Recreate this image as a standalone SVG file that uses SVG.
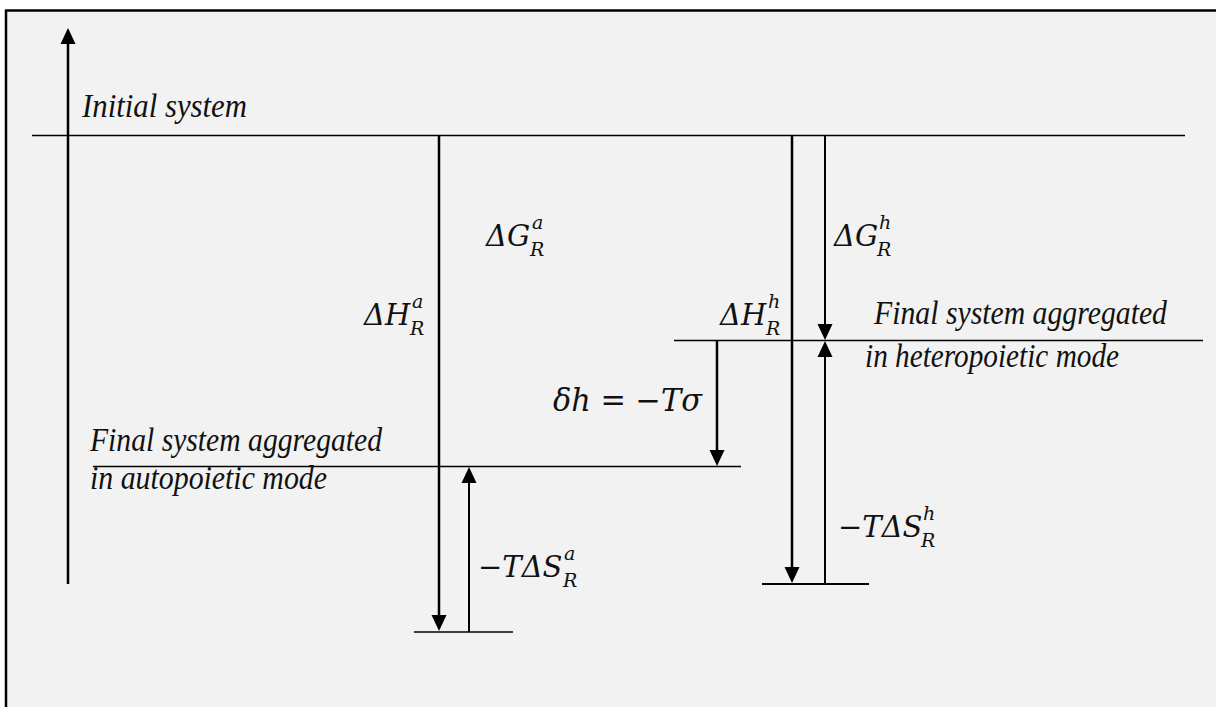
<svg xmlns="http://www.w3.org/2000/svg" width="1216" height="707" viewBox="0 0 1216 707">
<style>
.lbl{font-family:"Liberation Serif","Times New Roman",serif;font-style:italic;font-size:33px;fill:#111}
.m{font-family:"DejaVu Serif","Liberation Serif",serif;font-style:italic;font-size:29px;fill:#111}
.s{font-size:19px}
.lvl{stroke:#000;stroke-width:1.3;fill:none}
.arr{stroke:#000;stroke-width:2.5;fill:none;marker-end:url(#ah)}
.arr2{stroke:#000;stroke-width:2;fill:none;marker-end:url(#ah)}
</style>
<defs>
<marker id="ah" markerUnits="userSpaceOnUse" markerWidth="16" markerHeight="16" viewBox="0 0 16 16" refX="8" refY="8" orient="auto">
<path d="M0,0.5 L16,8 L0,15.5 Z" fill="#000"/>
</marker>
</defs>
<rect x="0" y="0" width="1216" height="707" fill="#fff"/>
<rect x="7" y="11" width="1209" height="696" fill="#f2f2f2"/>
<g id="frame" stroke="#000" stroke-width="2.5">
<line x1="5" y1="10.5" x2="1216" y2="10.5"/>
<line x1="6" y1="10" x2="6" y2="707"/>
</g>
<g id="levels">
<line class="lvl" x1="32" y1="135.5" x2="1185" y2="135.5"/>
<line class="lvl" x1="674" y1="340.5" x2="1203" y2="340.5"/>
<line class="lvl" x1="93" y1="466.5" x2="741" y2="466.5"/>
<line class="lvl" x1="414" y1="632" x2="513" y2="632"/>
<line x1="762" y1="584" x2="869" y2="584" stroke="#000" stroke-width="2"/>
</g>
<g id="connectors">
<line class="arr" x1="68" y1="584" x2="68" y2="36"/>
<line class="arr" x1="439" y1="135" x2="439" y2="623"/>
<line class="arr2" x1="469" y1="632" x2="469" y2="475"/>
<line class="arr" x1="717" y1="340" x2="717" y2="458"/>
<line class="arr" x1="792" y1="135" x2="792" y2="575"/>
<line class="arr2" x1="825" y1="136" x2="825" y2="332"/>
<line class="arr2" x1="825" y1="584" x2="825" y2="349"/>
</g>
<g id="initial">
<text class="lbl" x="82" y="117" textLength="165" lengthAdjust="spacingAndGlyphs">Initial system</text>
</g>
<g id="auto-final">
<text class="lbl" x="90" y="451" textLength="292" lengthAdjust="spacingAndGlyphs">Final system aggregated</text>
<text class="lbl" x="90" y="489" textLength="237" lengthAdjust="spacingAndGlyphs">in autopoietic mode</text>
</g>
<g id="hetero-final">
<text class="lbl" x="874" y="324" textLength="293" lengthAdjust="spacingAndGlyphs">Final system aggregated</text>
<text class="lbl" x="865" y="367" textLength="254" lengthAdjust="spacingAndGlyphs">in heteropoietic mode</text>
</g>
<g id="dGa">
<text class="m"><tspan x="486" y="246">ΔG</tspan><tspan class="s" x="532" y="229">a</tspan><tspan class="s" x="530" y="256">R</tspan></text>
</g>
<g id="dHa">
<text class="m"><tspan x="364" y="325">ΔH</tspan><tspan class="s" x="412" y="308">a</tspan><tspan class="s" x="410" y="335">R</tspan></text>
</g>
<g id="dGh">
<text class="m"><tspan x="834" y="246">ΔG</tspan><tspan class="s" x="879" y="229">h</tspan><tspan class="s" x="877" y="256">R</tspan></text>
</g>
<g id="dHh">
<text class="m"><tspan x="720" y="325">ΔH</tspan><tspan class="s" x="768" y="308">h</tspan><tspan class="s" x="766" y="335">R</tspan></text>
</g>
<g id="dh">
<text class="m" x="553" y="411" textLength="149" lengthAdjust="spacingAndGlyphs" style="font-size:31px">δh = −Tσ</text>
</g>
<g id="TdSa">
<text class="m"><tspan x="478" y="577">−TΔS</tspan><tspan class="s" x="564" y="560">a</tspan><tspan class="s" x="563" y="587">R</tspan></text>
</g>
<g id="TdSh">
<text class="m"><tspan x="838" y="537">−TΔS</tspan><tspan class="s" x="923" y="520">h</tspan><tspan class="s" x="921" y="547">R</tspan></text>
</g>
</svg>
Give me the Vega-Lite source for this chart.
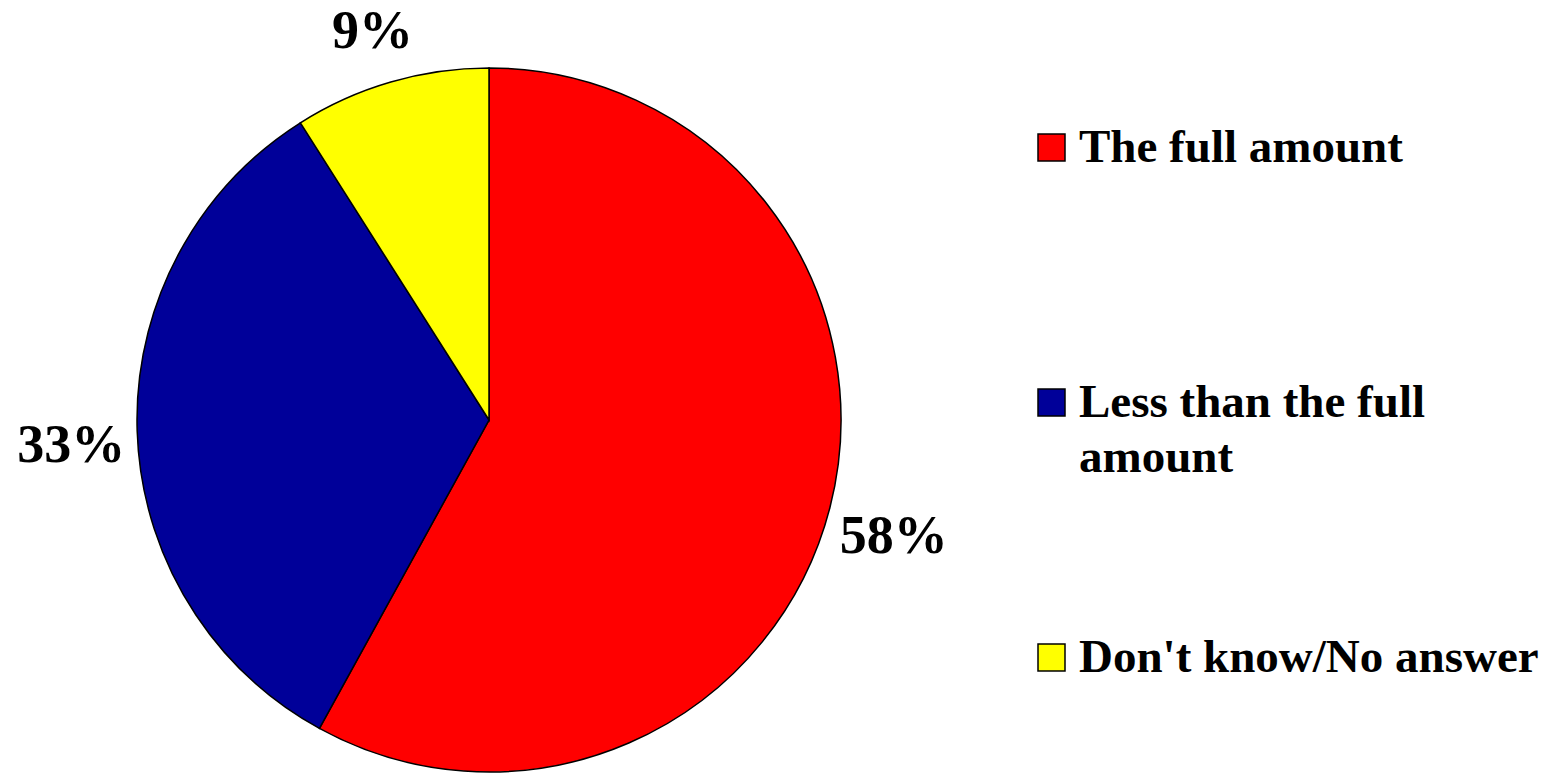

——————

WRITTEN INSTRUCTION: Among the lines above, how many contain the string "this"? State the number alone.

EXERCISE OUTPUT: 2